What you will do:
Copy from the first line below down to and including the line with "const yTicks = [0,50,100,150,200];". Skip the pictures.

Material provided:
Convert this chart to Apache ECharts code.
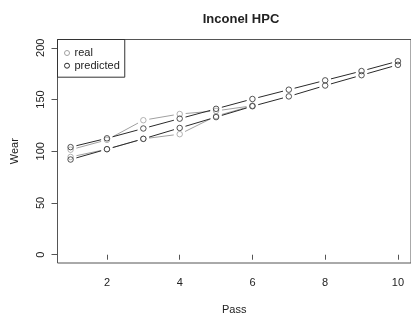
<!DOCTYPE html>
<html><head><meta charset="utf-8">
<script src="https://cdn.jsdelivr.net/npm/echarts@6/dist/echarts.min.js"></script>
<style>html,body{margin:0;padding:0;background:#fff}#c{width:411px;height:320px}</style>
</head><body><div id="c"></div>
<script>
const passes = [1,2,3,4,5,6,7,8,9,10];
const realA = [101.5, 111, 130, 136, 139, 144];
const realB = [94.5, 102, 112, 116.5, 134, 144];
const predA = [104, 112.5, 122, 131.5, 141, 150.5, 159.5, 168.5, 177.5, 187];
const predB = [92, 102, 112, 122.5, 133, 143.5, 153, 163.5, 173.5, 183.5];
const xTicks = [2,4,6,8,10];
const yTicks = [0,50,100,150,200];

const font = 'Liberation Sans, Arial, sans-serif';
const grey = '#a0a0a0', dark = '#2a2a2a';
const GAP = 6;
function pairs(vals){ return vals.map((v,i)=>[passes[i], v]); }
function segs(vals){
  const out=[];
  for(let i=0;i<vals.length-1;i++) out.push([passes[i], vals[i], passes[i+1], vals[i+1]]);
  return out;
}
function points(name, vals, col, z){
  return {name, type:'scatter', data:pairs(vals), symbol:'circle', symbolSize:5.5, z,
    itemStyle:{color:'rgba(0,0,0,0)', borderColor:col, borderWidth:1},
    emphasis:{disabled:true}, animation:false, silent:true};
}
function lines(name, vals, col, z){
  return {name, type:'custom', data:segs(vals), z, silent:true, animation:false,
    encode:{x:[0,2], y:[1,3]},
    renderItem:function(params, api){
      const p1 = api.coord([api.value(0), api.value(1)]);
      const p2 = api.coord([api.value(2), api.value(3)]);
      const dx=p2[0]-p1[0], dy=p2[1]-p1[1];
      const L=Math.sqrt(dx*dx+dy*dy);
      if(L<=2*GAP) return null;
      const ux=dx/L, uy=dy/L;
      return {type:'line', shape:{x1:p1[0]+ux*GAP, y1:p1[1]+uy*GAP, x2:p2[0]-ux*GAP, y2:p2[1]-uy*GAP},
        style:{stroke:col, lineWidth:1, fill:null}};
    }};
}
const chart = echarts.init(document.getElementById('c'), null, {renderer:'canvas'});
chart.setOption({
  animation:false,
  title:{text:'Inconel HPC', left:236, top:8, textAlign:'center',
    textStyle:{fontFamily:font, fontSize:13, fontWeight:'bold', color:'#222'}},
  legend:{orient:'vertical', left:57.5, top:39.5, padding:[8,5,6,6.5], itemGap:1.7,
    borderColor:'#333', borderWidth:1, itemWidth:5, itemHeight:5, icon:'circle',
    textStyle:{fontFamily:font, fontSize:11, color:'#222', padding:[0,0,0,0]},
    data:[{name:'real', itemStyle:{color:'rgba(0,0,0,0)', borderColor:grey, borderWidth:1}},
          {name:'predicted', itemStyle:{color:'rgba(0,0,0,0)', borderColor:dark, borderWidth:1}}]},
  grid:{left:57.5, top:39.5, width:357.5, height:223.5, show:true, borderColor:'#555', borderWidth:1, backgroundColor:'transparent'},
  xAxis:{type:'value', min:0.64, max:10.36,
    axisLine:{show:false}, splitLine:{show:false},
    axisTick:{show:true, length:5, customValues:xTicks, lineStyle:{color:'#555'}},
    axisLabel:{customValues:xTicks, margin:14, fontFamily:font, fontSize:11, color:'#222'},
    name:'Pass', nameLocation:'middle', nameGap:41,
    nameTextStyle:{fontFamily:font, fontSize:11, color:'#222'}},
  yAxis:{type:'value', min:-8, max:208,
    axisLine:{show:false}, splitLine:{show:false},
    axisTick:{show:true, length:6, customValues:yTicks, lineStyle:{color:'#555'}},
    axisLabel:{customValues:yTicks, rotate:90, margin:11, fontFamily:font, fontSize:11, color:'#222'},
    name:'Wear', nameLocation:'middle', nameGap:37,
    nameTextStyle:{fontFamily:font, fontSize:11, color:'#222'}},
  series:[
    lines('real', realA, grey, 2),
    lines('real', realB, grey, 2),
    lines('predicted', predA, dark, 3),
    lines('predicted', predB, dark, 3),
    points('real', realA, grey, 4),
    points('real', realB, grey, 4),
    points('predicted', predA, dark, 5),
    points('predicted', predB, dark, 5)
  ]
});
</script></body></html>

Written solution:
Convert this chart to Apache ECharts code.
<!DOCTYPE html>
<html><head><meta charset="utf-8">
<script src="https://cdn.jsdelivr.net/npm/echarts@6/dist/echarts.min.js"></script>
<style>html,body{margin:0;padding:0;background:#fff}#c{width:411px;height:320px}</style>
</head><body><div id="c"></div>
<script>
const passes = [1,2,3,4,5,6,7,8,9,10];
const realA = [101.5, 111, 130, 136, 139, 144];
const realB = [94.5, 102, 112, 116.5, 134, 144];
const predA = [104, 112.5, 122, 131.5, 141, 150.5, 159.5, 168.5, 177.5, 187];
const predB = [92, 102, 112, 122.5, 133, 143.5, 153, 163.5, 173.5, 183.5];
const xTicks = [2,4,6,8,10];
const yTicks = [0,50,100,150,200];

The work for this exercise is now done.